Former Miss Colombia Valerie Dominguez provided private letters between her and her ex-fiance in the defense against her alleged involvement in the Agro Ingreso Seguro (AIS) subsidies scandal.
With the letters, Dominguez’s defense has aimed to show that she was blinded by love and coerced by the power of her ex-boyfriend, Juan Manuel Davila, when she signed a few papers requesting a loan from a bank. She claims that she was unaware of the irregularities that awarded the Davila family grants of $1.5 million from a government-funded subsidy program that was intended to promote productivity and competition while reducing inequality in Colombia’s agriculture.
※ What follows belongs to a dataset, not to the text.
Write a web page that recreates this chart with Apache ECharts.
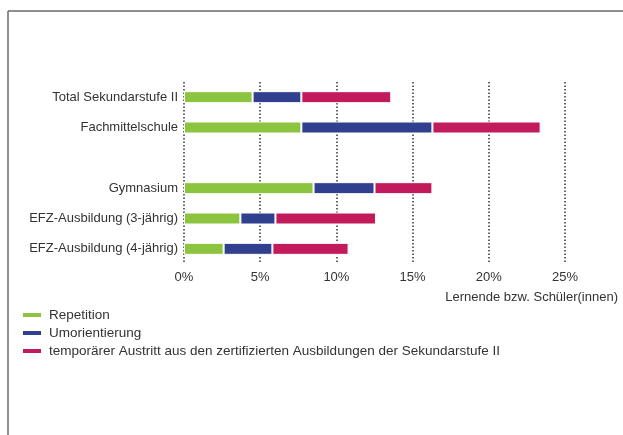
<!DOCTYPE html>
<html style="height:100%">
<head>
    <meta charset="UTF-8">
    <title>Repetition und Umorientierung</title>
    <script src="https://cdn.jsdelivr.net/npm/echarts@6/dist/echarts.min.js"></script>
</head>
<body style="height:100%;margin:0">
    <div id="main" style="width:623px;height:435px;"></div>
    <script>
        // Kategorien von oben nach unten (leere Zeile als Abstand)
        var categories = ['Total Sekundarstufe II', 'Fachmittelschule', '', 'Gymnasium',
            'EFZ-Ausbildung (3-jährig)', 'EFZ-Ausbildung (4-jährig)'];
        var repetition = [4.5, 7.7, '-', 8.5, 3.7, 2.6];
        var umorientierung = [3.2, 8.6, '-', 4.0, 2.3, 3.2];
        var austritt = [5.9, 7.1, '-', 3.8, 6.6, 5.0];
        var seriesNames = ['Repetition', 'Umorientierung',
            'temporärer Austritt aus den zertifizierten Ausbildungen der Sekundarstufe II'];
        var colors = ['#8cc43f', '#303f8e', '#c21b5c'];
        var font = 'Liberation Sans';

        var chart = echarts.init(document.getElementById('main'), null, { renderer: 'canvas' });

        function makeSeries(name, data) {
            return {
                name: name,
                type: 'bar',
                stack: 'total',
                barWidth: 12,
                data: data,
                itemStyle: { borderColor: '#fff', borderWidth: 1 }
            };
        }

        var option = {
            backgroundColor: '#fff',
            animation: false,
            color: colors,
            textStyle: { fontFamily: font },
            grid: { left: 184, right: 58, top: 82, bottom: 171 },
            xAxis: {
                type: 'value',
                min: 0,
                max: 25,
                interval: 5,
                axisLine: { show: false },
                axisTick: { show: false },
                axisLabel: {
                    formatter: '{value}%',
                    color: '#333',
                    fontSize: 13,
                    margin: 7
                },
                splitLine: {
                    show: true,
                    lineStyle: { color: '#333', width: 1.5, type: [1.5, 2] }
                },
                name: 'Lernende bzw. Schüler(innen)',
                nameLocation: 'end',
                nameGap: 53,
                nameTextStyle: {
                    color: '#333',
                    fontSize: 13,
                    align: 'right',
                    verticalAlign: 'top',
                    padding: [27, 0, 0, 0]
                }
            },
            yAxis: {
                type: 'category',
                inverse: true,
                data: categories,
                axisLine: { show: false },
                axisTick: { show: false },
                axisLabel: { color: '#333', fontSize: 13, margin: 6 }
            },
            legend: {
                orient: 'vertical',
                left: 16,
                top: 303,
                icon: 'rect',
                itemWidth: 20,
                itemHeight: 6,
                itemGap: 4,
                textStyle: { color: '#333', fontSize: 13.5, padding: [0, 0, 0, 2] },
                data: seriesNames
            },
            graphic: [
                { type: 'line', shape: { x1: 8, y1: 11, x2: 623, y2: 11 },
                  style: { stroke: '#6a6a6a', lineWidth: 1.5 } },
                { type: 'line', shape: { x1: 8, y1: 11, x2: 8, y2: 435 },
                  style: { stroke: '#6a6a6a', lineWidth: 1.5 } }
            ],
            series: [
                makeSeries(seriesNames[0], repetition),
                makeSeries(seriesNames[1], umorientierung),
                makeSeries(seriesNames[2], austritt)
            ]
        };
        chart.setOption(option);
    </script>
</body>
</html>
Both the prosecution and the defense have already made clear that she signed an application for a grant of about $160,000 from the Ministry of Agriculture that was intended for an irrigation and drainage project, but whether she knowingly committed a crime or not is what merits this case.
However, according to a lawyer in the case, Pedro Escorcia, “Ignorance of the law is no excuse for noncompliance.”
The ex-beauty queen had already agreed to cooperate with authorities after a six-hour interrogation last April when she said, “I am completely ready to collaberate with the justice system because I fully trust it.”
In one of 20 or so correspondences to her ex-boyfriend, Dominguez wrote, “You know you’ve made a mistake (blame whoever), you know that I’m paying for it.”
Davila had written about the future of their relationship explaining, “It is not that I don’t want you to or that you could forgive me… you started screaming like a very rude crazy person… you tell me that we are fine, that we don’t need to have more problems than those that we already have, but look how you react.”
The former Miss Colombia hopes that the letters will give evidence to her innocence such as one that reads, “I know that you’re doing what you can, and I want out of this, but I don’t understand… Don’t blame me like you always do; I am the one that has the least to do with this.”
Dominguez on Thursday tried to convince the judge that she “unknowingly” ended up being a beneficiary of AIS.